Think of the first meeting as just a warm-up. Next time you go, you can smile and say hi to some of the familiar faces. 🙂
p.s. I love how you ended the piece with those lyrics.
I just joined the Hunter Writers Center, which is the organization that sponsored the writer’s fest. So I figure I’ll see some of the same people and this will force me to get a grip and open my mouth!
I love this! And I can definitely relate to it. Social chit chat is so much easier when you’re abroad – your conversations are all mapped out for you, and you have things in common with everyone you meet.
Social chit chat at home is a completely different story. You’re out of touch with pop culture and you no longer have anything in common with your old friends.
Not to mention the fact that being an English teacher abroad has deteriorated my English skills! I feel like a moron at home when I accidentally lapse into my ‘Konglish’ habits…
Glad to hear that I’m not the only one who has turned into a wallflower in English-speaking countries!
We got into an easy conversational loop in Korea, right? “Yes, the food is spicy.” “Yes, I have tried kimchi,” “No, I’m not married,” etc. And it took me forever to speak English properly again! I almost want to introduce myself by saying, “I’m Lauren and I lived in Yeongwol for two years. Please excuse my lack of social skills and/or coherent sentences.”
Hope Turkey is going well!
I blame Western society! It’s not that we are too scared to talk to strangers. It’s that we’re concerned about how they’ll react because that just isn’t the done thing on this side of the world. I think it’s a massive shame and it’s one of the reasons I love to travel and don’t want to stay in London. Let me know how your introductory line works for you!!!
You know, I thought I totally stopped caring what people thought about what I did/said…I just tried not to offend anyone and get on with my life. But maybe I am concerned about how they’ll react – because where does a conversation go from the opener? What if I don’t want to commit and can’t make a speedy exit. Sigh. I over-think these things.
This is totally me. I find that I always have big plans to meet people at events like writer’s conferences or in classes, but it never happens. I’ve been most successful at meeting friends through people I know. I’m not sure if we just have more in common, or what, but friends-of-friends almost always end up friends of mine. Maybe it would work for you too?
Yep, that happens with me, too. I find that at conferences, I adopt the wait-and-see strategy (which never leads to much), whereas when it’s through friends it’s much easier to just start talking. In classes (especially small ones), I usually find it much easier to chat to people, so I’m looking forward to starting these French classes!
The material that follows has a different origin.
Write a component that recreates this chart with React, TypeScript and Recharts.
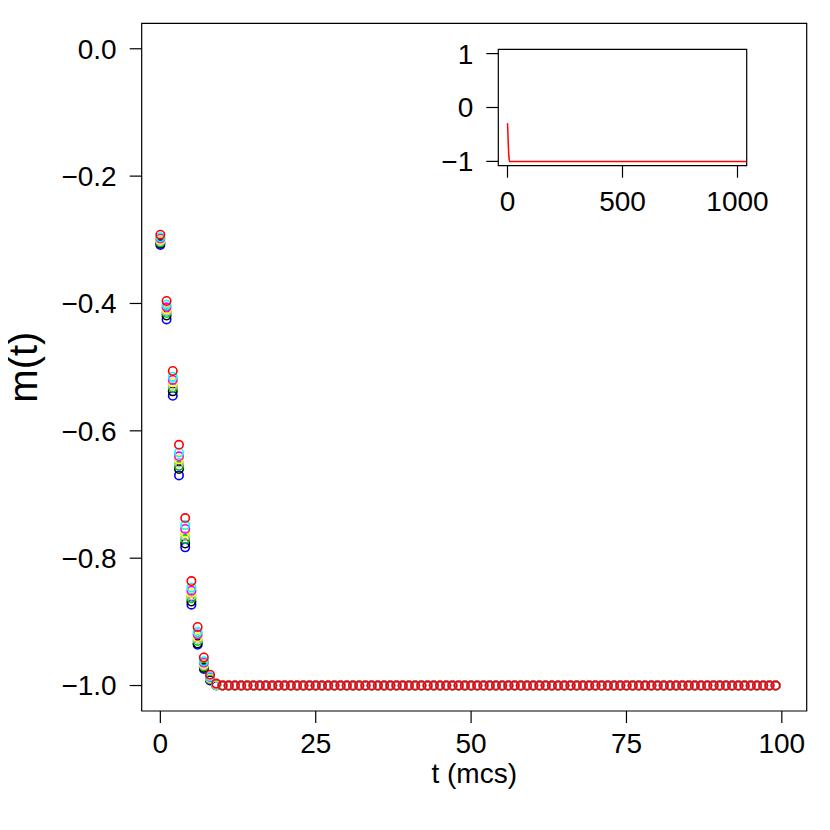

Small talk at big events is always hard. Start small – just have a goal of talking to one person or something – and go from there. When Perry & I moved back to MN, we knew no one in the Cities really, and it was hard for a while… Very little social interaction outside family. But then I went to grad school and he found good people at work, so now we are set. It’ll all work out – no worries!
Good advice. Things are actually picking up, and now that I have work rights, I’ll look at getting part-time work. Just started a weekly French class and that’s perfect – even just getting out of the house a few times a week helps!